Posts Tagged ‘American Flybye’

The latest winner for Tintin In America as a sire came at Manawatu racetrack today – American Flybye, a 2yo chestnut filly from the Caprock mare Cathy’s Flybye,  who won for trainers Steve Telfer and Chris Garlick and for owners/breeders I D Bublitz and Mrs J I Bublitz, with the usual lovely drive, well rated,  from Scott Phelan.

Watch the replay here

Solid even quarters on the tightish Manawatu track, and she did it easily in the end, in spite of challenges in the last bit.

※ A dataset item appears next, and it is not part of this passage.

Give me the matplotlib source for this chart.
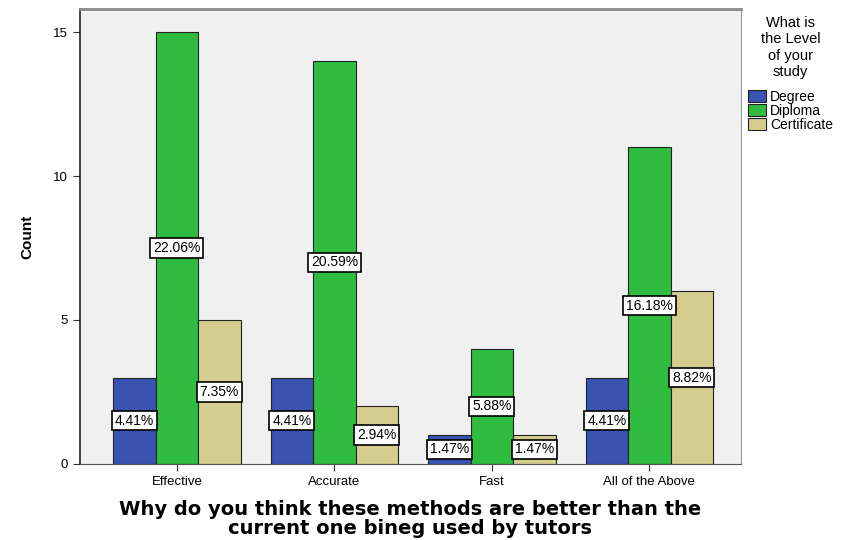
import numpy as np
import matplotlib
matplotlib.use('Agg')
import matplotlib.pyplot as plt

plt.rcParams['font.family'] = ['Liberation Sans', 'DejaVu Sans']

categories = ["Effective", "Accurate", "Fast", "All of the Above"]
series = ["Degree", "Diploma", "Certificate"]
degree = [3, 3, 1, 3]
diploma = [15, 14, 4, 11]
certificate = [5, 2, 1, 6]
pct_labels = [
    ["4.41%", "4.41%", "1.47%", "4.41%"],
    ["22.06%", "20.59%", "5.88%", "16.18%"],
    ["7.35%", "2.94%", "1.47%", "8.82%"],
]
colors = ["#3a52b0", "#2fbc3f", "#d4cd8f"]

fig = plt.figure(figsize=(8.46, 5.4), dpi=100)
ax = fig.add_axes([0.0946, 0.141, 0.781, 0.842])
ax.set_facecolor("#f0f0f0")

x = np.arange(len(categories))
w = 0.27
for i, (vals, name) in enumerate(zip([degree, diploma, certificate], series)):
    pos = x + (i - 1) * w
    ax.bar(pos, vals, w, color=colors[i], edgecolor="#222222", linewidth=0.8, label=name, zorder=2)
    for px, v, lab in zip(pos, vals, pct_labels[i]):
        ax.text(px, v / 2, lab, ha="center", va="center", fontsize=10, zorder=3,
                bbox=dict(boxstyle="square,pad=0.2", fc="white", ec="black", lw=1.2))

ax.set_xlim(-0.615, 3.58)
ax.set_ylim(0, 15.8)
ax.set_yticks([0, 5, 10, 15])
ax.set_xticks(x)
ax.set_xticklabels(categories, fontsize=9.5)
ax.tick_params(axis="y", labelsize=9.5, length=5, color="#333333")
ax.tick_params(axis="x", length=5, color="#333333")

ax.spines["left"].set_color("#222222")
ax.spines["left"].set_linewidth(1.2)
ax.spines["bottom"].set_color("#555555")
ax.spines["top"].set_color("#888888")
ax.spines["top"].set_linewidth(2)
ax.spines["right"].set_color("#999999")

ax.set_ylabel("Count", fontsize=11, fontweight="bold", labelpad=14)
ax.set_xlabel("Why do you think these methods are better than the\ncurrent one bineg used by tutors",
              fontsize=14, fontweight="bold", family="DejaVu Sans", linespacing=1.0, labelpad=9)

leg = ax.legend(loc="upper left", bbox_to_anchor=(1.0, 1.0), frameon=False,
                title="What is\nthe Level\nof your\nstudy", fontsize=10, title_fontsize=10.5,
                handlelength=1.3, handleheight=0.9, handletextpad=0.3, borderaxespad=0.1,
                labelspacing=0.0, alignment="center")
leg.get_title().set_multialignment("center")
leg._legend_box.sep = 8  # gap between legend title and entries
for h in leg.legend_handles:
    h.set_edgecolor("#222222")
    h.set_linewidth(0.8)

fig.savefig("out.png", dpi=100)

Her dam Cathy’s Flybye ( 2 wins) has already produced a good filly by American Ideal – Ideal Flybye (5 wins, $34,209 to date) – but overall the wider family has not been offered much opportunity in terms of sires or made much of the better opportunities they have had. But more recent decisions by the Bublitz’s seem to be kick-starting this branch with two sires that combine toughness and good speed – American Ideal and Tintin In America.

Tintin in America

Tintin wins the 3yo colts Breeders Crown

You know the back story – as the breeder of Tintin In America I have followed with close interest and support his efforts as a sire. To me, he offers great opportunities as a sire along the lines of Bettor’s Delight and American Ideal (speed, strength, tough attitude and durability). Tintin won at Group 1 level from 2yo to 4yo).

The oldest of his three crops to date are just 2yos in New Zealand and Australia, and already we have got the top seller ($70,000 plus) at a ‘ready to run’ sale in Australia (but NZ bred), the winner of the South Australian Kindergarten Stakes (a filly), and now his first NZ starter in a tote race winning in a fine way. So it is quality rather than numbers that will do his talking, it seems.

While it is early days for Tintin as a sire, it is also the hardest days. All sires struggle in their 3 and 4 seasons at stud while breeders hang back and buyers hang back…it is the usual cautious waiting for the standout performers to arrive. For sires at the lower end of the market, it is particularly tough. This past season he got just a handful of mares – but I think that could and should change next season. When from very small opportunities you make a mark with quality, a sire is worth a second and third look.